The future likely isn’t about one chain ‘winning.’ It’s about how well they all work together. The ultimate victors won’t be a single protocol, but the developers who build seamless cross-chain experiences and the users who can finally navigate the decentralized web without needing a PhD in computer science. The multi-chain future isn’t just a possibility; it seems to be the messy, complicated, and exciting reality we’re building today.


FAQ

What is the blockchain trilemma?

The blockchain trilemma is a concept stating that it is difficult for a decentralized network to achieve three key properties simultaneously: Decentralization (not controlled by a single entity), Security (resistant to attacks), and Scalability (able to handle a large volume of transactions). Most blockchains are forced to make trade-offs, prioritizing two of the three properties.

Are cross-chain bridges safe to use?

It depends. While the technology is improving, cross-chain bridges have historically been the most vulnerable part of the crypto ecosystem, leading to major hacks. It is crucial to use well-established, audited bridges and to understand the risks involved.

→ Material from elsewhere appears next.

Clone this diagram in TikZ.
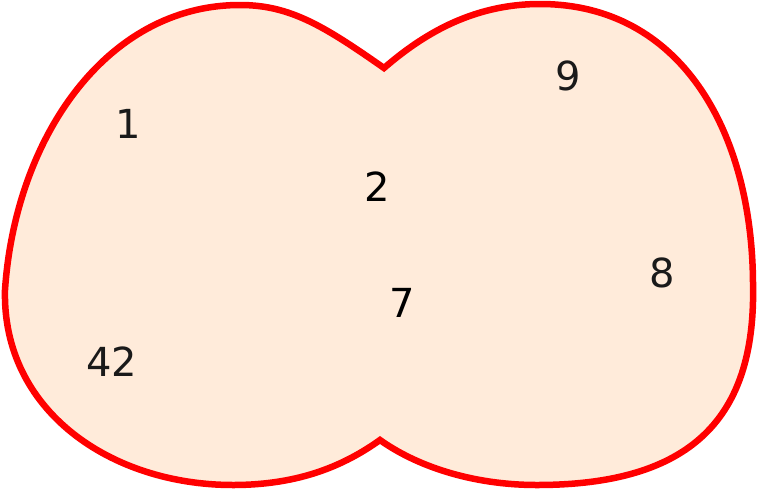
\documentclass[tikz,border=0pt]{standalone}
\usepackage{fontspec}
\setmainfont{DejaVu Sans}
\definecolor{blobfill}{HTML}{FFEBDA}
\definecolor{blobline}{HTML}{FF0000}
\definecolor{numgray}{HTML}{1A1A1A}
\begin{document}
\begin{tikzpicture}[x=1pt,y=-1pt,
  blob/.style={draw=blobline,fill=blobfill,line width=6.5pt,line join=miter},
  num/.style={inner sep=0pt,font=\fontsize{40}{48}\selectfont,text=numgray}]
\useasboundingbox (0,0) rectangle (757,490);
\path[blob] (384,68) .. controls (324,26) and (290,5) .. (240,5)
  .. controls (105,5) and (15,140) .. (5,290)
  .. controls (2,410) and (110,485) .. (233,485)
  .. controls (300,485) and (345,465) .. (380,440)
  .. controls (415,465) and (470,485) .. (537,485)
  .. controls (700,485) and (756,410) .. (753,283)
  .. controls (752,130) and (680,4) .. (540,4)
  .. controls (470,4) and (420,37) .. cycle;
\node[num] (n1) at (128,124) {1};
\node[num] (n9) at (568,76) {9};
\node[num,text=black] (n2) at (377,187) {2};
\node[num] (n8) at (662,273) {8};
\node[num,text=black] (n7) at (402,303) {7};
\node[num] (n42) at (112,362) {42};
\end{tikzpicture}
\end{document}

Newer interoperability protocols like IBC and CCIP are being designed with higher security standards to address these very issues.

Won’t one chain eventually become the cheapest and fastest, making others obsolete?

This is the core of the ‘winner-takes-all’ argument, but it oversimplifies the needs of different applications. A chain built for speed might sacrifice the decentralization and censorship resistance required for a global financial system. Conversely, a highly secure chain might be too slow for a decentralized social media app. The future is likely to have different chains for different purposes, much like we have different databases (SQL, NoSQL, etc.) for different software needs.